Driving impact accounting to achieve the green transition

Speaker:

  • Rt. Honorable Nick Hurd, Chair, GSG Impact and the Impact Task Force

Highlights:

  • GSG Impact is here to support by working across its 40+ National Partners to implement and understand. 
  • We are failing on climate and the SDGs; we need to change systems, most importantly, the system of how we allocate resources. 
  • The system has inertia; it needs to get faster to the ultimate destination and monetary value is that way. 

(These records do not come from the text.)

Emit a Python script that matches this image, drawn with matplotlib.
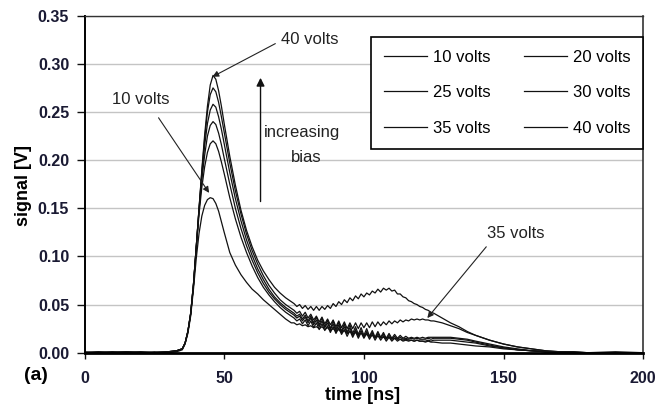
import matplotlib
matplotlib.use('Agg')
import matplotlib.pyplot as plt
from matplotlib.ticker import FormatStrFormatter

plt.rcParams['font.family'] = ['Liberation Sans', 'DejaVu Sans']

# ---------------- data ----------------
time_ns = [0, 5, 10, 15, 20, 25, 30, 33,
           35, 36, 37, 38, 39, 40, 41, 42, 43, 44, 45, 46, 47, 48, 49, 50,
           52, 54, 56, 58, 60, 62, 64, 66, 68, 70, 72, 74,
           75, 76, 77, 78, 79, 80, 81, 82, 83, 84, 85, 86, 87, 88, 89, 90,
           91, 92, 93, 94, 95, 96, 97, 98, 99, 100, 101, 102, 103, 104, 105,
           106, 107, 108, 109, 110, 111, 112, 113, 114, 115, 116, 117, 118,
           119, 120, 121, 122, 123, 124, 125,
           128, 131, 134, 137, 140, 145, 150, 155, 160, 165, 170, 175, 180, 190, 200]

v10 = [0, 0, 0, 0.001, 0, 0, 0, 0.001,
       0.003, 0.009, 0.020, 0.038, 0.066, 0.098, 0.124, 0.142, 0.153, 0.159, 0.161, 0.160, 0.155, 0.147, 0.136, 0.125,
       0.104, 0.091, 0.081, 0.073, 0.066, 0.061, 0.055, 0.050, 0.045, 0.040, 0.035, 0.031,
       0.031, 0.029, 0.030, 0.028, 0.029, 0.027, 0.028, 0.026, 0.027, 0.025, 0.027, 0.024, 0.026, 0.023, 0.025, 0.022,
       0.024, 0.021, 0.023, 0.020, 0.022, 0.019, 0.021, 0.019, 0.020, 0.018, 0.019, 0.017, 0.018, 0.016, 0.017,
       0.016, 0.016, 0.015, 0.016, 0.014, 0.015, 0.014, 0.014, 0.013, 0.014, 0.013, 0.013, 0.012,
       0.013, 0.012, 0.012, 0.011, 0.012, 0.011, 0.011,
       0.010, 0.010, 0.009, 0.008, 0.007, 0.006, 0.004, 0.003, 0.002, 0.001, 0.001, 0, 0, 0, 0]

v20 = [0, 0.001, 0, 0, 0.001, 0, 0.001, 0.002,
       0.004, 0.010, 0.022, 0.040, 0.070, 0.108, 0.144, 0.172, 0.193, 0.208, 0.217, 0.220, 0.217, 0.209, 0.198, 0.186,
       0.161, 0.139, 0.120, 0.104, 0.090, 0.078, 0.068, 0.060, 0.053, 0.047, 0.042, 0.038,
       0.036, 0.033, 0.035, 0.030, 0.034, 0.028, 0.033, 0.026, 0.031, 0.024, 0.030, 0.023, 0.028, 0.021, 0.027, 0.020,
       0.026, 0.019, 0.024, 0.017, 0.023, 0.016, 0.022, 0.015, 0.021, 0.015, 0.020, 0.014, 0.019, 0.013, 0.018,
       0.013, 0.017, 0.012, 0.016, 0.012, 0.015, 0.012, 0.014, 0.012, 0.013, 0.012, 0.013, 0.012,
       0.013, 0.012, 0.012, 0.012, 0.013, 0.012, 0.013,
       0.013, 0.013, 0.012, 0.011, 0.010, 0.007, 0.005, 0.003, 0.002, 0.001, 0, 0, 0, 0, 0]

v25 = [0, 0, 0.001, 0, 0, 0.001, 0, 0.002,
       0.004, 0.010, 0.022, 0.041, 0.071, 0.110, 0.148, 0.180, 0.205, 0.225, 0.236, 0.240, 0.237, 0.228, 0.216, 0.202,
       0.175, 0.150, 0.129, 0.111, 0.096, 0.083, 0.072, 0.063, 0.056, 0.050, 0.045, 0.041,
       0.039, 0.036, 0.038, 0.033, 0.037, 0.031, 0.036, 0.029, 0.034, 0.027, 0.033, 0.026, 0.031, 0.024, 0.030, 0.022,
       0.029, 0.021, 0.027, 0.020, 0.026, 0.018, 0.024, 0.017, 0.023, 0.016, 0.022, 0.016, 0.021, 0.015, 0.020,
       0.015, 0.019, 0.014, 0.018, 0.014, 0.017, 0.014, 0.016, 0.014, 0.015, 0.014, 0.015, 0.014,
       0.015, 0.014, 0.014, 0.014, 0.015, 0.014, 0.015,
       0.015, 0.015, 0.014, 0.013, 0.011, 0.008, 0.005, 0.003, 0.002, 0.001, 0, 0, 0, 0, 0]

v30 = [0.001, 0, 0, 0.001, 0, 0, 0.001, 0.002,
       0.004, 0.010, 0.022, 0.041, 0.071, 0.110, 0.149, 0.185, 0.215, 0.238, 0.252, 0.258, 0.255, 0.245, 0.232, 0.217,
       0.187, 0.160, 0.137, 0.117, 0.101, 0.087, 0.076, 0.066, 0.058, 0.052, 0.047, 0.043,
       0.041, 0.038, 0.040, 0.035, 0.039, 0.033, 0.038, 0.031, 0.037, 0.029, 0.036, 0.027, 0.034, 0.025, 0.033, 0.024,
       0.032, 0.022, 0.030, 0.021, 0.029, 0.020, 0.027, 0.019, 0.026, 0.018, 0.025, 0.017, 0.023, 0.016, 0.022,
       0.016, 0.021, 0.015, 0.020, 0.015, 0.019, 0.015, 0.018, 0.015, 0.017, 0.015, 0.016, 0.015,
       0.016, 0.015, 0.016, 0.015, 0.016, 0.016, 0.016,
       0.016, 0.016, 0.015, 0.014, 0.012, 0.009, 0.006, 0.004, 0.002, 0.001, 0.001, 0, 0, 0, 0]

v35 = [0, 0, 0.001, 0, 0.001, 0, 0.001, 0.002,
       0.004, 0.010, 0.022, 0.041, 0.071, 0.110, 0.150, 0.188, 0.222, 0.250, 0.268, 0.275, 0.271, 0.260, 0.245, 0.229,
       0.197, 0.168, 0.144, 0.123, 0.106, 0.092, 0.080, 0.070, 0.062, 0.055, 0.050, 0.046,
       0.044, 0.041, 0.043, 0.038, 0.042, 0.036, 0.040, 0.034, 0.038, 0.032, 0.037, 0.030, 0.035, 0.029, 0.034, 0.027,
       0.033, 0.026, 0.032, 0.025, 0.031, 0.025, 0.031, 0.025, 0.031, 0.026, 0.031, 0.026, 0.032, 0.027, 0.032,
       0.028, 0.032, 0.029, 0.033, 0.030, 0.033, 0.031, 0.034, 0.032, 0.034, 0.033, 0.035, 0.034,
       0.035, 0.034, 0.035, 0.034, 0.034, 0.033, 0.033,
       0.031, 0.028, 0.025, 0.021, 0.018, 0.013, 0.009, 0.006, 0.004, 0.002, 0.001, 0.001, 0, 0.001, 0]

v40 = [0, 0.001, 0, 0.001, 0, 0, 0.001, 0.002,
       0.004, 0.010, 0.022, 0.040, 0.070, 0.110, 0.150, 0.190, 0.226, 0.256, 0.278, 0.288, 0.284, 0.272, 0.256, 0.238,
       0.204, 0.174, 0.148, 0.127, 0.110, 0.096, 0.085, 0.076, 0.068, 0.062, 0.057, 0.053,
       0.051, 0.048, 0.050, 0.046, 0.049, 0.045, 0.048, 0.044, 0.048, 0.044, 0.048, 0.045, 0.049, 0.046, 0.051, 0.048,
       0.053, 0.050, 0.055, 0.052, 0.057, 0.054, 0.059, 0.056, 0.061, 0.058, 0.062, 0.060, 0.064, 0.062, 0.066,
       0.063, 0.067, 0.065, 0.067, 0.064, 0.065, 0.061, 0.061, 0.058, 0.057, 0.054, 0.053, 0.051,
       0.050, 0.048, 0.047, 0.045, 0.044, 0.042, 0.041,
       0.036, 0.031, 0.027, 0.022, 0.018, 0.013, 0.009, 0.006, 0.004, 0.002, 0.001, 0.001, 0, 0, 0]

series_labels = ['10 volts', '20 volts', '25 volts', '30 volts', '35 volts', '40 volts']
series_values = [v10, v20, v25, v30, v35, v40]

x_ticks = [0, 50, 100, 150, 200]
y_ticks = [0.00, 0.05, 0.10, 0.15, 0.20, 0.25, 0.30, 0.35]

# ---------------- figure ----------------
W, H = 658, 413
fig = plt.figure(figsize=(W / 100, H / 100), dpi=100)
L, R, T, B = 84.5, 643.3, 15.7, 352.7
ax = fig.add_axes([L / W, 1 - B / H, (R - L) / W, (B - T) / H])

lines = []
for lab, vals in zip(series_labels, series_values):
    ln, = ax.plot(time_ns, vals, color='#111111', lw=0.9, label=lab)
    lines.append(ln)

ax.set_xlim(0, 200)
ax.set_ylim(0, 0.35)
ax.set_xticks(x_ticks)
ax.set_yticks(y_ticks)
ax.yaxis.set_major_formatter(FormatStrFormatter('%.2f'))
ax.grid(axis='y', color='#c4c4c4', lw=1.0)
ax.set_axisbelow(True)

ax.tick_params(axis='y', direction='out', length=6, width=1, pad=5, labelsize=11.5, colors='#111111')
ax.tick_params(axis='x', direction='out', length=4, width=1, pad=9, labelsize=11.5, colors='#111111')
for lab in ax.get_xticklabels() + ax.get_yticklabels():
    lab.set_fontweight('bold')
    lab.set_color('#1a1a33')

ax.spines['left'].set_linewidth(1.4)
ax.spines['bottom'].set_linewidth(2.0)
ax.spines['top'].set_linewidth(1.0)
ax.spines['right'].set_linewidth(1.2)
ax.spines['top'].set_color('#333333')
ax.spines['right'].set_color('#333333')

# legend ordered row-wise: 10/20, 25/30, 35/40
order = [0, 2, 4, 1, 3, 5]
leg = ax.legend([lines[i] for i in order], [series_labels[i] for i in order],
                ncol=2, loc='upper right', bbox_to_anchor=(1.0, (B - 37) / (B - T)),
                borderaxespad=0, fontsize=12, frameon=True, fancybox=False,
                handlelength=2.6, handletextpad=0.35, columnspacing=2.0,
                labelspacing=1.25, borderpad=0.75)
leg.get_frame().set_edgecolor('black')
leg.get_frame().set_linewidth(1.2)
leg.get_frame().set_alpha(1)

# annotations
ap = dict(arrowstyle='-|>', color='#222222', lw=0.8, mutation_scale=9, shrinkA=0, shrinkB=0)
ax.annotate('', xy=(45.8, 0.2866), xytext=(68.3, 0.321), arrowprops=ap)
ax.text(70.5, 0.325, '40 volts', fontsize=12, ha='left', va='center', color='#222222')

ax.annotate('', xy=(44.6, 0.166), xytext=(26.5, 0.244), arrowprops=ap)
ax.text(10.0, 0.263, '10 volts', fontsize=12, ha='left', va='center', color='#222222')

ax.annotate('', xy=(122.7, 0.036), xytext=(143.8, 0.110), arrowprops=ap)
ax.text(144.2, 0.124, '35 volts', fontsize=12, ha='left', va='center', color='#222222')

ap2 = dict(arrowstyle='-|>', color='#111111', lw=1.0, mutation_scale=12, shrinkA=0, shrinkB=0)
ax.annotate('', xy=(63.0, 0.2855), xytext=(63.0, 0.157), arrowprops=ap2)
ax.text(78.0, 0.229, 'increasing', fontsize=12, ha='center', va='center', color='#222222')
ax.text(79.5, 0.203, 'bias', fontsize=12, ha='center', va='center', color='#222222')

fig.text(363 / W, 1 - 396 / H, 'time [ns]', fontsize=13, fontweight='bold', ha='center', va='center')
fig.text(23 / W, 1 - 185 / H, 'signal [V]', fontsize=13, fontweight='bold', ha='center', va='center',
         rotation=90)
fig.text(36 / W, 1 - 375 / H, '(a)', fontsize=14, fontweight='bold', ha='center', va='center')

fig.savefig('out.png', dpi=100)
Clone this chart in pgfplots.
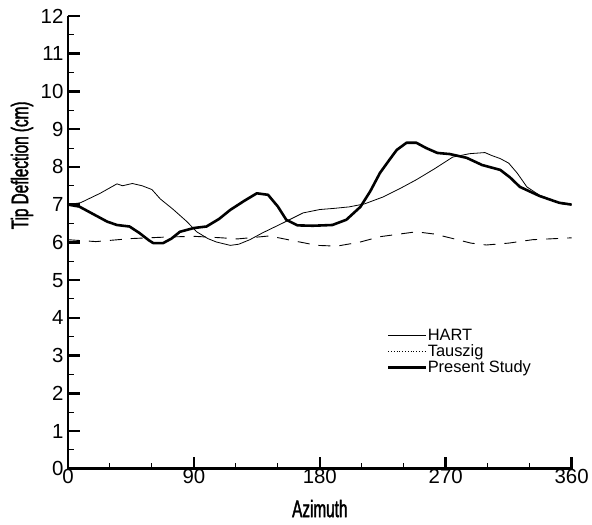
\documentclass[border=0pt]{standalone}
\usepackage{fontspec}
\setmainfont{Liberation Sans}
\newfontfamily\condfont[FakeStretch=0.64,FakeBold=1.6]{Liberation Sans}
\usepackage{pgfplots}
\pgfplotsset{compat=1.18}
\begin{document}
\begin{tikzpicture}
\begin{axis}[
  scale only axis,
  width=504bp, height=453bp,
  xmin=0, xmax=360, ymin=0, ymax=12,
  axis x line=bottom, axis y line=left,
  axis line style={-, line width=2.6bp},
  xtick={0,90,180,270,360},
  ytick={0,1,...,12},
  minor x tick num=2,
  minor y tick num=1,
  tick align=inside,
  major tick length=12bp,
  minor tick length=6bp,
  every major tick/.style={line width=2.6bp,black},
  every minor tick/.style={line width=0.9bp,black},
  /pgf/number format/assume math mode=true,
  tick label style={font=\fontsize{20.5}{22}\selectfont},
  yticklabel style={xshift=-1bp},
  xticklabel style={yshift=3bp},
  xlabel={\condfont\fontsize{24}{26}\selectfont Azimuth},
  ylabel={\condfont\fontsize{24}{26}\selectfont Tip Deflection (cm)},
  xlabel style={at={(axis description cs:0.5,-0.088)}, anchor=center},
  ylabel style={at={(axis description cs:-0.0913,0.67)}, anchor=center},
  legend style={draw=none, fill=none, at={(axis description cs:0.633,0.31)}, anchor=north west,
    font=\fontsize{16.5}{17}\selectfont, row sep=2.5bp, inner sep=0pt,
    nodes={inner sep=0.2bp}},
  legend cell align=left,
  legend image code/.code={\draw[#1] (0bp,0bp) -- (38bp,0bp);},
]
\addplot[black, line width=0.8bp] coordinates {
(0,7.0)(9,7.05)(23,7.3)(35,7.55)(39,7.5)(46,7.56)(53,7.5)(60,7.4)(66,7.15)(75,6.88)
(85,6.55)(92,6.28)(100,6.1)(106,6.01)(116,5.92)(122,5.95)(130,6.07)(139,6.25)(154,6.52)
(168,6.78)(180,6.87)(190,6.9)(201,6.94)(212,7.02)(225,7.2)(237,7.42)(249,7.66)(262,7.95)
(275,8.26)(287,8.35)(298,8.38)(303,8.3)(309,8.22)(315,8.1)(321,7.84)(328,7.47)(337,7.25)
(346,7.12)(353,7.02)(360,7.0)};
\addlegendentry{HART}
\addlegendimage{black, line width=0.8bp, dotted}
\addlegendentry{Tauszig}
\addplot[black, line width=0.9bp, dash pattern=on 12bp off 9bp, forget plot] coordinates {
(0,6.07)(20,6.02)(45,6.1)(70,6.14)(90,6.16)(110,6.12)(121,6.09)(144,6.17)(160,6.05)
(178,5.92)(192,5.9)(208,6.0)(223,6.15)(249,6.28)(262,6.22)(273,6.12)(288,5.98)(299,5.93)
(315,5.98)(332,6.07)(360,6.12)};
\addplot[black, line width=2.6bp, line join=round] coordinates {
(0,7.0)(8,6.95)(18,6.75)(28,6.55)(35,6.46)(44,6.42)(51,6.25)(58,6.05)(61,5.98)(68,5.98)
(74,6.1)(80,6.28)(90,6.38)(99,6.42)(108,6.62)(116,6.86)(126,7.1)(135,7.3)(143,7.26)
(150,6.95)(156,6.6)(164,6.45)(175,6.44)(189,6.46)(199,6.6)(209,6.94)(216,7.35)(223,7.84)
(230,8.2)(235,8.45)(242,8.64)(249,8.64)(256,8.5)(264,8.37)(273,8.34)(285,8.24)(296,8.05)
(309,7.92)(316,7.72)(323,7.47)(337,7.23)(351,7.05)(360,7.0)};
\addlegendentry{Present Study}
\end{axis}
\useasboundingbox ([shift={(-68bp,-56bp)}]current axis.south west) rectangle ([shift={(20bp,16bp)}]current axis.north east);
\end{tikzpicture}
\end{document}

“The context requires us to look further down the road and get faster to the destination. The destination is a world in which companies and governments account for their impact in a meaningful way by putting a monetary value on impact and building it into their financial statements so that climate and nature are on the balance sheet.”

Rt. Honorable Nick Hurd

Wrap-up

Speaker:

  • Sir Ronald Cohen, Chair, IFVI and President, GSG Impact

Highlights:

  • We are the vanguard of a revolution.
  • Capital is the driver of change and investors need the tools to effect it.
  • Governments will follow and enable. In the meantime, we need investors and companies to start using this information to make decisions. There is nothing to spur change like the change in the stock price of a company because its impact performance is lagging behind its financial performance.
  • If we are successful by 2027, every board room will be making decisions based on risk return and impact.

“We need to bring this information to the screens of investors. If Bloomberg, S&P, MSCI, Moody’s, and Factset all begin to provide this information… we find the valuations of companies change and their behavior will change.”